» **EXERCISE DIRECTIONS**: Starting at the first line of the listing below, repeat each line exactly until the line containing "const yTicks = [0, 1, 2, 3, 4, 5, 6, 7];", which you include. Leave out pictures.
==============================
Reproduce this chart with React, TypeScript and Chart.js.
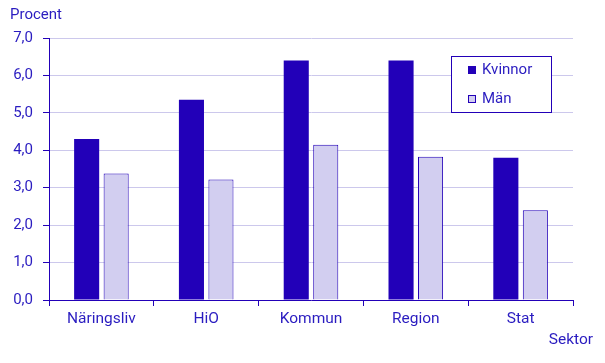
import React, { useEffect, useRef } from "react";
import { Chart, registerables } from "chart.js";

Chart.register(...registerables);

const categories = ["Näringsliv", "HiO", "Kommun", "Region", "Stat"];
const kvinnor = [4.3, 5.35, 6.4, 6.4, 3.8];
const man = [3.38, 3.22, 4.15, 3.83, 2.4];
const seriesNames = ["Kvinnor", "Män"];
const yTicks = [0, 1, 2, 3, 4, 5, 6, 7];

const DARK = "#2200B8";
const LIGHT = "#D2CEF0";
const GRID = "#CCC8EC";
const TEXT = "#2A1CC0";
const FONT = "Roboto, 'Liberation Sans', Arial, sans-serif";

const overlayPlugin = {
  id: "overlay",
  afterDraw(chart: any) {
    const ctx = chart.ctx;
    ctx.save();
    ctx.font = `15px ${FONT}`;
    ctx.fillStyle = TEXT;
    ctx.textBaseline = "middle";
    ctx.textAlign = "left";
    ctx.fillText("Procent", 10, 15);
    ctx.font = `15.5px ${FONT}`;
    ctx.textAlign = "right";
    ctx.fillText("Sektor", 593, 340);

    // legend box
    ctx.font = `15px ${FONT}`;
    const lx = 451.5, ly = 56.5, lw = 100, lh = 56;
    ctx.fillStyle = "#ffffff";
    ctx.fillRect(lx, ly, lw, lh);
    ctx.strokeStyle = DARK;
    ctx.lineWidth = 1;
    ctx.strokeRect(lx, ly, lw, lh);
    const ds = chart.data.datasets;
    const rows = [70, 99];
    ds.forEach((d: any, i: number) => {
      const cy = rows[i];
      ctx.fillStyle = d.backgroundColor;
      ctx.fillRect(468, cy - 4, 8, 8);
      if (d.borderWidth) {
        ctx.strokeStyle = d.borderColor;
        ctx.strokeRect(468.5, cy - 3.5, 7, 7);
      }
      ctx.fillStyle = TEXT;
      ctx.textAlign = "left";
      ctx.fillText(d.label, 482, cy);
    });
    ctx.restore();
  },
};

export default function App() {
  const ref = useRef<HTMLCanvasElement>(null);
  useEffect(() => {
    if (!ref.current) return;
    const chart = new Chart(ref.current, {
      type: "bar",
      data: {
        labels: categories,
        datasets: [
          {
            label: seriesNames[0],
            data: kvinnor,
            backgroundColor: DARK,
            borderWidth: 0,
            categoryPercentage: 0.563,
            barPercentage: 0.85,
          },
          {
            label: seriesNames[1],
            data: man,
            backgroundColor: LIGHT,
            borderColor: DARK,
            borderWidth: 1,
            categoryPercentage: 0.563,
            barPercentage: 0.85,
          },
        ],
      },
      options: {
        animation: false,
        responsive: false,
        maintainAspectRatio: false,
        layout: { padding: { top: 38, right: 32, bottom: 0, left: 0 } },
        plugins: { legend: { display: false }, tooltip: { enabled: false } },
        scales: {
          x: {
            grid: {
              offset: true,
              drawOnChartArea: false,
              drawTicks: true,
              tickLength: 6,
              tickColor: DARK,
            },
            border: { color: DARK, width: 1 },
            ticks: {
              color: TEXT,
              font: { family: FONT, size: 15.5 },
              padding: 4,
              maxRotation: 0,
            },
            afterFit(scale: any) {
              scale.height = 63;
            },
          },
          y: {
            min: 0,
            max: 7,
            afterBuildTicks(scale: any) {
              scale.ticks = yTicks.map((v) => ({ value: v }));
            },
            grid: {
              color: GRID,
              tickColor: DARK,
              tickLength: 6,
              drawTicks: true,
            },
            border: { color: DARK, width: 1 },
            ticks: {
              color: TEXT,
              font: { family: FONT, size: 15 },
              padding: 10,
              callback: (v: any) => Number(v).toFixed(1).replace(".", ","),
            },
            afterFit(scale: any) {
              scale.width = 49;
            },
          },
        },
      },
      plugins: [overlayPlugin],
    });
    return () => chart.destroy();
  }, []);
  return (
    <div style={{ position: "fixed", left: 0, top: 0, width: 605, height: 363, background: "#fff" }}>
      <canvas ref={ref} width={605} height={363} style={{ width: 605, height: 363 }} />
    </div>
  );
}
==============================
» **FINISHED TASK**:
Reproduce this chart with React, TypeScript and Chart.js.
import React, { useEffect, useRef } from "react";
import { Chart, registerables } from "chart.js";

Chart.register(...registerables);

const categories = ["Näringsliv", "HiO", "Kommun", "Region", "Stat"];
const kvinnor = [4.3, 5.35, 6.4, 6.4, 3.8];
const man = [3.38, 3.22, 4.15, 3.83, 2.4];
const seriesNames = ["Kvinnor", "Män"];
const yTicks = [0, 1, 2, 3, 4, 5, 6, 7];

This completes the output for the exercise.